Rocketpunk Manifesto has an interesting article that references my article “Historical Colonization versus Historical Navies and Future Spaceships”

In 1600 the economies were estimated at :

China and India and other nations had larger GDP but it was Spain, Portugal, France, Netherlands and Britain that were the players in colonizing the Americas.


Region / Country GDP (PPP)
mill. of International dollars GDP Share percentage (%)
World 329,417 100
Ming China 96,000 29.2
Mughal India 74,250 22.6
Far East (excluding China, India,
Japan, Russia) 24,088 7.3
Africa 22,000 6.7
Spanish Empire 20,789 6.3
France 15,559 4.7
Italian States 14,410 4.4
Ottoman Empire 12,637 3.8
Germany 12,432 3.8
Russia and Central Asia 11,447 3.5
Japan 9,620 2.9
Eastern Europe (excluding Russia) 8,743 2.7
Spain 7,416 2.1
British Isles 6,007 1.8

It was not mainly about gold, it was about pepper. Europeans used a lot of it, and went to enormous efforts to get their hands on it.

Henry the Navigator’s establishment at Sagres was not a 15th century NASA, and the Portuguese caravel was not a nautical revolution (though it was developed amid an ongoing revolution in nautical technology). In fact the lateen-rigged caravel turned out to be a bit of a technological dead end that faded away in the 16th century.

Christopher Columbus was just trying to go one better on the Portuguese, armed with a gross underestimate for the size of the Earth and sublime ignorance that there was a continent in the way. Unlike the great treasure junks the caravels were small, perhaps 20 meters long and 50 tons capacity – about a third the length and a thirtieth the displacement of their Chinese contemporaries.

China had perhaps 50 times the resources of Portugal. Sending out a few hundred men aboard a squadron of caravels was as heavy a burden on Portugal as sending 30,000 men aboard a treasure fleet was for China.

Why did Portugal’s program of exploration succeed, while China’s was cancelled and forgotten? The reason can’t be things like decentralization versus centralization or government versus private initiative. Both were more or less the same on those counts, pushed by government factions and supported by the merchants, shipbuilders, and such who benefited.

There are no doubt a host of other factors. The Chinese court eunuchs had domestic rivals who wanted to cut them down to size, while Henry the Navigator was a royal younger son who seemed out to make none of the trouble that royal younger sons can make.

But I believe the more important reason is that the Chinese treasure fleets had absolutely nothing to do with broader Chinese concerns of the time. The Indian Ocean produced nothing that the Chinese wanted the way Europeans wanted pepper, and it was irrelevant to the empire’s security concerns. (Whereas central Asia was all too relevant.) Seafaring itself was incidental to most of China’s population.
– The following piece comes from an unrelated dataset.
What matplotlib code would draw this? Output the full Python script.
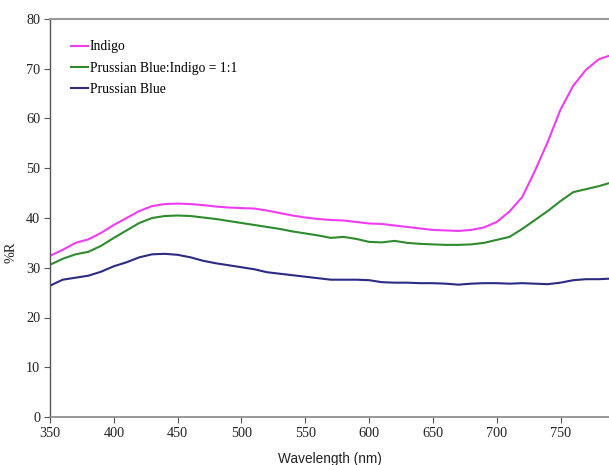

It was much different with Portugal, a small country with a substantial fishing population that would readily go to sea for anything more profitable. More important, Portugal shared the reconquista heritage and crusading enthusiasm of neighboring Castile, and shared with much of Western Europe a late medieval fascination with knighthood and quests that gave us Sir Thomas Malory’s Le Mort d’Arthur.

What is needed ?

* you need enough economy to afford the effort of colonization
* you need to have good enough ships and technology to do it
* you need to have the will (right attitude) in the people involved in the projects to do it
* you need a good enough business plan to get worthwhile products (spice or silver or furs) or modern services (satellite television, communications)

Just because you can do it, does not mean that you will do it.
China could have colonized America easily but did not.

So you have to have the initial conditions of basic affordability and sufficient technology and some kind of workable and sustainable plan. Then you need the people and groups who are willing to put it all together and actually do it.